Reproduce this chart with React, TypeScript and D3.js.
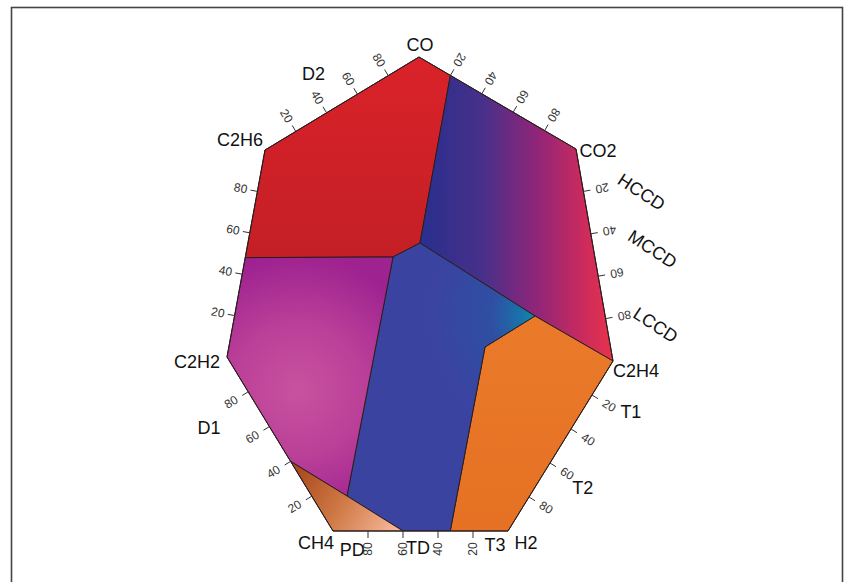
import React from "react";
import * as d3 from "d3";

// ---- data ----
const vertexNames = ["CO", "CO2", "C2H4", "H2", "CH4", "C2H2", "C2H6"];
const vertexX = [-1, 156, 193, 88, -87, -193, -155];
const vertexY = [243, 151, -61, -231, -231, -57, 150];
const tickValues = [20, 40, 60, 80];

// zone labels placed along an edge (edge i runs vertex i -> vertex i+1)
const zoneNames = ["D2", "HCCD", "MCCD", "LCCD", "T1", "T2", "T3", "TD", "PD", "D1"];
const zoneEdge = [6, 1, 1, 1, 2, 2, 3, 3, 3, 4];
const zonePct = [45, 25, 52, 87, 17, 62, 7.4, 51.4, 89, 75];

// interior junctions (data coords)
const junctionNames = ["A", "B", "C", "D", "E"];
const junctionX = [-27, 0, 115, 65, -73];
const junctionY = [43, 57, -16, -47, -196];

// boundary cut points: edge index, percent along edge
const cutNames = ["P1", "P2", "P3", "P4", "P5"];
const cutEdge = [0, 5, 3, 3, 4];
const cutPct = [20, 48, 33, 60, 40];

// regions as lists of point keys
const regionNames = ["D2", "DT", "T", "TD", "D1", "PD"];
const regionPoints = [
  ["P1", "CO", "C2H6", "P2", "A", "B"],
  ["P1", "CO2", "C2H4", "C", "B"],
  ["C", "C2H4", "H2", "P3", "D"],
  ["B", "C", "D", "P3", "P4", "E", "A"],
  ["P2", "A", "E", "P5", "C2H2"],
  ["P5", "E", "P4", "CH4"],
];

// ---- layout / style ----
const W = 847;
const H = 582;
const FONT = "'Liberation Sans', Arial, sans-serif";
const regionFill: Record<string, string> = {
  D2: "url(#gD2)",
  DT: "url(#gDT)",
  T: "url(#gT)",
  TD: "url(#gTD)",
  D1: "url(#gD1)",
  PD: "url(#gPD)",
};
const vertexLabelOffset: Record<string, [number, number]> = {
  CO: [1, -12],
  CO2: [22, 2],
  C2H4: [23, 10],
  H2: [18, 12],
  CH4: [-17, 12],
  C2H2: [-30, 5],
  C2H6: [-25, -10],
};
const zoneDist: Record<string, number> = {
  D2: 40, HCCD: 57, MCCD: 58, LCCD: 48, T1: 42, T2: 41, T3: 14, TD: 17, PD: 19, D1: 52,
};
const zoneRot: Record<string, number> = { HCCD: 33, MCCD: 33, LCCD: 33 };
const tickFlip = [180, 180, 0, 180, 180, 180, 180];
const tickLabelDist = [18, 19, 20, 18, 20, 17, 18];

export default function App() {
  const x = d3.scaleLinear().domain([-200, 200]).range([220, 620]);
  const y = d3.scaleLinear().domain([-250, 250]).range([550, 50]);

  const verts: [number, number][] = vertexNames.map((_, i) => [x(vertexX[i]), y(vertexY[i])]);
  const n = verts.length;
  const edge = (i: number) => {
    const a = verts[i];
    const b = verts[(i + 1) % n];
    const dx = b[0] - a[0];
    const dy = b[1] - a[1];
    const len = Math.hypot(dx, dy);
    return { a, b, dx, dy, len, nx: dy / len, ny: -dx / len };
  };
  const along = (i: number, pct: number): [number, number] => {
    const e = edge(i);
    return [e.a[0] + (e.dx * pct) / 100, e.a[1] + (e.dy * pct) / 100];
  };

  const pts: Record<string, [number, number]> = {};
  vertexNames.forEach((nm, i) => (pts[nm] = verts[i]));
  junctionNames.forEach((nm, i) => (pts[nm] = [x(junctionX[i]), y(junctionY[i])]));
  cutNames.forEach((nm, i) => (pts[nm] = along(cutEdge[i], cutPct[i])));

  const line = d3.line<[number, number]>().curve(d3.curveLinearClosed);

  const ticks: React.ReactNode[] = [];
  for (let i = 0; i < n; i++) {
    const e = edge(i);
    const ang = (Math.atan2(e.ny, e.nx) * 180) / Math.PI;
    tickValues.forEach((t) => {
      const p = along(i, t);
      const lx = p[0] + e.nx * tickLabelDist[i];
      const ly = p[1] + e.ny * tickLabelDist[i];
      ticks.push(
        <g key={`t${i}-${t}`}>
          <line x1={p[0]} y1={p[1]} x2={p[0] + e.nx * 7} y2={p[1] + e.ny * 7} stroke="#333" strokeWidth={1} />
          <text
            x={lx}
            y={ly}
            transform={`rotate(${ang + tickFlip[i]},${lx},${ly})`}
            textAnchor="middle"
            dominantBaseline="central"
            fontSize={12}
            fill="#333"
            fontFamily={FONT}
          >
            {t}
          </text>
        </g>
      );
    });
  }

  return (
    <svg width={W} height={H} style={{ position: "absolute", left: 0, top: 0, display: "block", background: "#fff" }}>
      <defs>
        <linearGradient id="gD2" gradientUnits="userSpaceOnUse" x1={0} y1={57} x2={0} y2={257}>
          <stop offset="0" stopColor="#da2229" />
          <stop offset="1" stopColor="#c41f26" />
        </linearGradient>
        <linearGradient id="gDT" gradientUnits="userSpaceOnUse" x1={425} y1={0} x2={613} y2={0}>
          <stop offset="0" stopColor="#2b2f8d" />
          <stop offset="0.3" stopColor="#46308a" />
          <stop offset="0.6" stopColor="#912578" />
          <stop offset="0.85" stopColor="#cd2b5c" />
          <stop offset="1" stopColor="#e8334a" />
        </linearGradient>
        <radialGradient id="gTD" gradientUnits="userSpaceOnUse" cx={537} cy={316} r={110}>
          <stop offset="0" stopColor="#0a8cad" />
          <stop offset="0.15" stopColor="#1a72aa" />
          <stop offset="0.42" stopColor="#2f4fa3" />
          <stop offset="1" stopColor="#3b43a0" />
        </radialGradient>
        <linearGradient id="gT" gradientUnits="userSpaceOnUse" x1={0} y1={316} x2={0} y2={531}>
          <stop offset="0" stopColor="#ea7a2a" />
          <stop offset="1" stopColor="#e67124" />
        </linearGradient>
        <radialGradient id="gD1" gradientUnits="userSpaceOnUse" cx={298} cy={390} r={135}>
          <stop offset="0" stopColor="#c9529f" />
          <stop offset="0.5" stopColor="#ba3f98" />
          <stop offset="1" stopColor="#9e2290" />
        </radialGradient>
        <linearGradient id="gPD" gradientUnits="userSpaceOnUse" x1={295} y1={470} x2={395} y2={532}>
          <stop offset="0" stopColor="#a9491b" />
          <stop offset="0.5" stopColor="#d07a48" />
          <stop offset="1" stopColor="#f6b899" />
        </linearGradient>
      </defs>

      <rect x={11.5} y={7.5} width={831} height={620} fill="none" stroke="#444" strokeWidth={1.6} />

      {regionNames.map((r, i) => (
        <path
          key={r}
          d={line(regionPoints[i].map((k) => pts[k])) || ""}
          fill={regionFill[r]}
          stroke="#2b1d1d"
          strokeWidth={1}
          strokeLinejoin="round"
        />
      ))}
      <path d={line(verts) || ""} fill="none" stroke="#2b1d1d" strokeWidth={1} />

      {ticks}

      {vertexNames.map((nm, i) => {
        const o = vertexLabelOffset[nm];
        return (
          <text
            key={nm}
            x={verts[i][0] + o[0]}
            y={verts[i][1] + o[1]}
            textAnchor="middle"
            dominantBaseline="central"
            fontSize={18}
            fill="#111"
            fontFamily={FONT}
          >
            {nm}
          </text>
        );
      })}

      {zoneNames.map((nm, i) => {
        const e = edge(zoneEdge[i]);
        const p = along(zoneEdge[i], zonePct[i]);
        const lx = p[0] + e.nx * zoneDist[nm];
        const ly = p[1] + e.ny * zoneDist[nm];
        const rot = zoneRot[nm] || 0;
        return (
          <text
            key={nm}
            x={lx}
            y={ly}
            transform={rot ? `rotate(${rot},${lx},${ly})` : undefined}
            textAnchor="middle"
            dominantBaseline="central"
            fontSize={18}
            fill="#111"
            fontFamily={FONT}
          >
            {nm}
          </text>
        );
      })}
    </svg>
  );
}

______

Pictures are excluded; extract exactly the lines from the start of the data through the line that holds "const junctionY = [43, 57, -16, -47, -196];", both ends included.

Correct result
Reproduce this chart with React, TypeScript and D3.js.
import React from "react";
import * as d3 from "d3";

// ---- data ----
const vertexNames = ["CO", "CO2", "C2H4", "H2", "CH4", "C2H2", "C2H6"];
const vertexX = [-1, 156, 193, 88, -87, -193, -155];
const vertexY = [243, 151, -61, -231, -231, -57, 150];
const tickValues = [20, 40, 60, 80];

// zone labels placed along an edge (edge i runs vertex i -> vertex i+1)
const zoneNames = ["D2", "HCCD", "MCCD", "LCCD", "T1", "T2", "T3", "TD", "PD", "D1"];
const zoneEdge = [6, 1, 1, 1, 2, 2, 3, 3, 3, 4];
const zonePct = [45, 25, 52, 87, 17, 62, 7.4, 51.4, 89, 75];

// interior junctions (data coords)
const junctionNames = ["A", "B", "C", "D", "E"];
const junctionX = [-27, 0, 115, 65, -73];
const junctionY = [43, 57, -16, -47, -196];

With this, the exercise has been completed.